Devops is a mindset and a practice that asks a lot. Engineers must learn a two worlds of ops and dev. This encourages some good things, and needs to be tempered in order to be more realistict.
Ownership is Awesome
Devops encourages ownership of the code, the product, and the environment in production all the time. This ownership engenders a feeling of responsibility, craftsmanship of better quality code, and removes the tendency to make your problems someone else's. This ownership is wonderful.
Where ownership starts to feel overly intense is when it feels like you're out of your element, and you're all on your own -- it's your responsibility after all.
Modern Dev & Ops Fields
Our systems are becoming more and more complex.
In dev terms, gone are the days of starting a repo and writing a single app. Now your app is spread across multiple codebases. You might span languages and paradigms. You have to coordinate the implementation of these systems with a wide array of contributors and stakeholders. You have a wide array of tests to exercise and verify your code. You are focused on long-term viability of your design in its clarity and refactorability. In order to remain relevant in the marketplace, your product is always changing, as is your implementation to support it. There is a lot here.
In ops terms, gone are the days of your app sitting behind a simple webserver. Now a request will hit a load balancer and pinball across the network. A labyrinth of microservices await the request. There are many deployables, performing independent tasks, yet intertwined in larger workflows. They have central logging and monitoring requirements. They are individually tuned for scale. They are controlled through arcane infrastructure configuration. There is a lot here.
Doing it All
To do both dev and ops requires a wide breadth of knowledge. Having considered the state of both dev & ops on the web today, they seem to require a depth of expertise. Now devops seems to be asking us to combine the fields into one. To find such an engineer that embodies the breadth and depth of both fields is rare. To train such an engineer will take time, experience, proper training, be expensive, and put a lot on her shoulders.
Making it More Realistic
As a software creator, I like to say that anything is possible. It usually comes down to how long you want to wait and pay. Perhaps you're frustrated or intimidated by a devops expectation that you know and do all of dev and ops. Perhaps you're feeling that it is possible but that the price is quite high. To mitigate this cost and to encourage realistic devops mindsets and practices, perhaps we can do a few things to help.
We can give development time and space to write quality code. So much depends on us creating stable systems so that dev time is not eaten in ongoing production runtime maintenance costs. The only way to go fast is to go well.

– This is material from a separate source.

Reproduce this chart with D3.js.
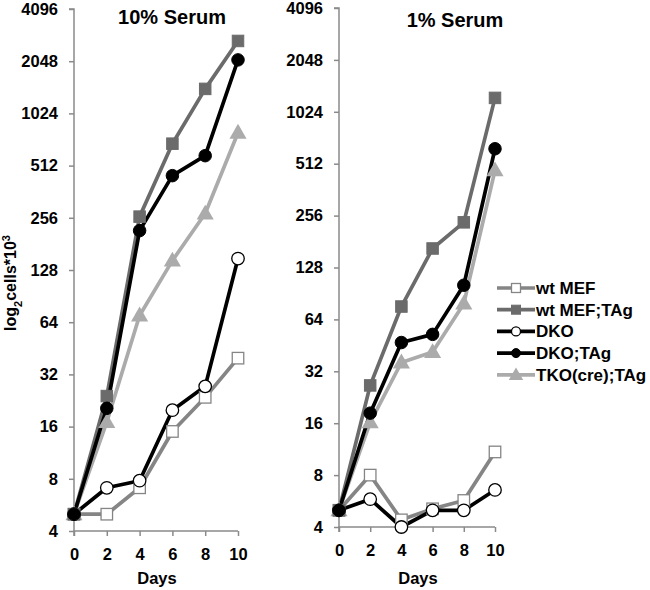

We can welcome specialists into our teams. These fields are deep. We shouldn't be afraid to lean on the deeper understanding of a specialist, whether she be in dev or ops. Likewise, interests are often broad, but they are sometimes focused. We can make it ok to not be interested in one side or the other. This isn't a lack of interest in the principle of responsibility -- just in going deep on expertise. We can form teams around varied strengths and not require people to cultivate interest and expertise in absolutely everything. We can ask for help.
We can provide platform level help. There are complex tasks that can be wrapped up and made more consumer ready. Procurement, build, deployment, logging, and monitoring setup all have great potential to be simplified for users.
Surely these are just a few things that could help. Let's encourage ownership through devops. Let's make devops more workable for everyone.
Have you felt the pressure to know and do all in a devops world? What are some things that you've done to keep your head above water in a sea of tools and practices in these two deep fields? What are some steps that you have made or see we could make to make the good parts of devops shine without being overwhelming?